Constituted in the manner just indicated, the Committee on Resolutions promptly and unanimously agreed on every article of the Democratic creed, except that relating to slavery. Here they divided, stubbornly and irreconcilably. The fifteen slave States, re-enforced by California and Oregon, gave to the Southern interest a majority of one vote on the committee. The other free States, sixteen in all, were hostile to the extreme Southern demands, and reported a resolution, which they were willing to accept.
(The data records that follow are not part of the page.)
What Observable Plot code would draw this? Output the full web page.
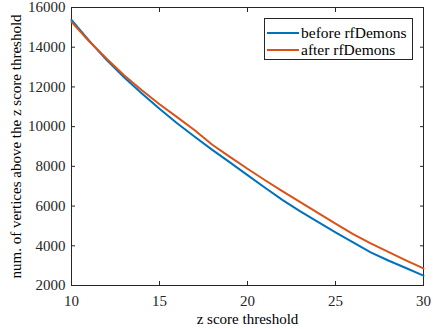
<!DOCTYPE html>
<html>
<head>
<meta charset="utf-8">
<script src="https://cdn.jsdelivr.net/npm/d3@7"></script>
<script src="https://cdn.jsdelivr.net/npm/@observablehq/plot@0.6"></script>
<style>
  html, body { margin: 0; padding: 0; background: #fff; }
  #wrap { position: relative; width: 434px; height: 329px; font-family: "Liberation Serif", "DejaVu Serif", serif; }
  #legend { position: absolute; left: 264px; top: 18px; width: 149px; height: 42px; border: 1px solid #262626; background: #fff; box-sizing: border-box; font-size: 15.5px; color: #000; }
  .item { position: absolute; left: 2px; height: 17px; display: flex; align-items: center; white-space: nowrap; }
  .sw { display: inline-block; width: 32px; height: 2px; margin-right: 2px; }
</style>
</head>
<body>
<div id="wrap"></div>
<script>
const zScores = [10, 11, 12, 13, 14, 15, 16, 17, 18, 19, 20, 21, 22, 23, 24, 25, 26, 27, 28, 29, 30];
const beforeValues = [15380, 14330, 13350, 12470, 11670, 10900, 10170, 9490, 8830, 8200, 7560, 6920, 6300, 5730, 5200, 4680, 4170, 3670, 3260, 2880, 2500];
const afterValues = [15280, 14300, 13420, 12580, 11830, 11130, 10480, 9820, 9090, 8480, 7880, 7300, 6740, 6200, 5660, 5120, 4590, 4120, 3690, 3270, 2860];
const seriesNames = ["before rfDemons", "after rfDemons"];
const seriesColors = ["#0072BD", "#D95319"];
const xTicks = [10, 15, 20, 25, 30];
const yTicks = [2000, 4000, 6000, 8000, 10000, 12000, 14000, 16000];

const rows = [];
zScores.forEach((z, i) => {
  rows.push({z, v: beforeValues[i], s: seriesNames[0]});
  rows.push({z, v: afterValues[i], s: seriesNames[1]});
});

const serif = "'Liberation Serif', serif";
const chart = Plot.plot({
  width: 434,
  height: 329,
  marginLeft: 71,
  marginRight: 11,
  marginTop: 7,
  marginBottom: 44,
  style: {fontFamily: serif, fontSize: "15px", color: "#262626"},
  x: {domain: [10, 30]},
  y: {domain: [2000, 16000]},
  color: {domain: seriesNames, range: seriesColors},
  marks: [
    Plot.frame({strokeWidth: 1}),
    Plot.axisX(xTicks, {anchor: "bottom", tickSize: -4, tickPadding: 14, label: null, fontFamily: serif, fontSize: 15, tickFormat: d => String(d)}),
    Plot.axisX(xTicks, {anchor: "top", tickSize: -4, text: null, label: null}),
    Plot.axisY(yTicks, {anchor: "left", tickSize: -4, tickPadding: 10, label: null, fontFamily: serif, fontSize: 15, tickFormat: d => String(d)}),
    Plot.axisY(yTicks, {anchor: "right", tickSize: -4, text: null, label: null}),
    Plot.line(rows, {x: "z", y: "v", stroke: "s", z: "s", strokeWidth: 2, curve: "linear"}),
    Plot.text(["z score threshold"], {frameAnchor: "bottom", lineAnchor: "middle", textAnchor: "middle", dy: 34, text: d => d, fill: "#000", fontFamily: serif, fontSize: 15}),
    Plot.text(["num. of vertices above the z score threshold"], {frameAnchor: "left", lineAnchor: "middle", textAnchor: "middle", dx: -55, rotate: -90, text: d => d, fill: "#000", fontFamily: serif, fontSize: 15})
  ]
});

const wrap = document.getElementById("wrap");
wrap.appendChild(chart);
const legend = document.createElement("div");
legend.id = "legend";
seriesNames.forEach((name, i) => {
  const item = document.createElement("div");
  item.className = "item";
  item.style.top = (5 + i * 17) + "px";
  const sw = document.createElement("span");
  sw.className = "sw";
  sw.style.background = seriesColors[i];
  item.appendChild(sw);
  item.appendChild(document.createTextNode(name));
  legend.appendChild(item);
});
wrap.appendChild(legend);
</script>
</body>
</html>
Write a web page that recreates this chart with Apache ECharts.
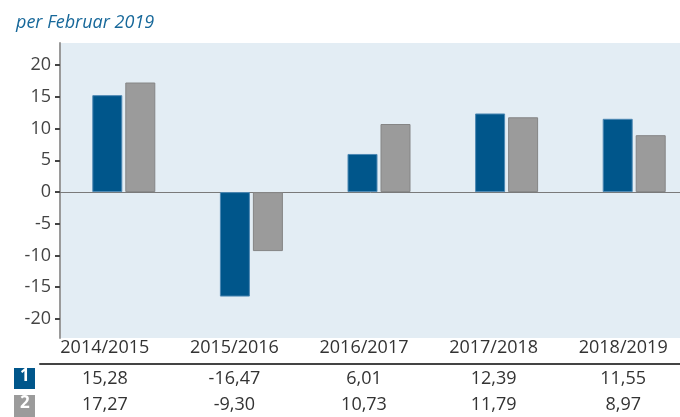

The South required an explicit assertion of the right of citizens to settle in the Territories with their slaves,—a right not "to be destroyed or impaired by Congressional or Territorial legislation." They required the further declaration that it is the duty of the Federal Government, when necessary, to protect slavery "in the Territories, and wherever else its constitutional authority extends." This was in substance, and almost identically in language, the extreme creed put forth by the Southern Democratic senators in the winter of 1858-59, after the "popular sovereignty" campaign of Douglas against Lincoln. It was the most advanced ground ever taken by the statesmen of the South, and its authorship was generally ascribed to Judah F. Benjamin, senator from Louisiana. Its introduction in the Charleston platform was intended apparently as an insult to Douglas. The evident purpose was to lay down doctrines and prescribe tests which Douglas could not accept, and thus to exclude him, not only from candidacy, but from further participation in the councils of the party.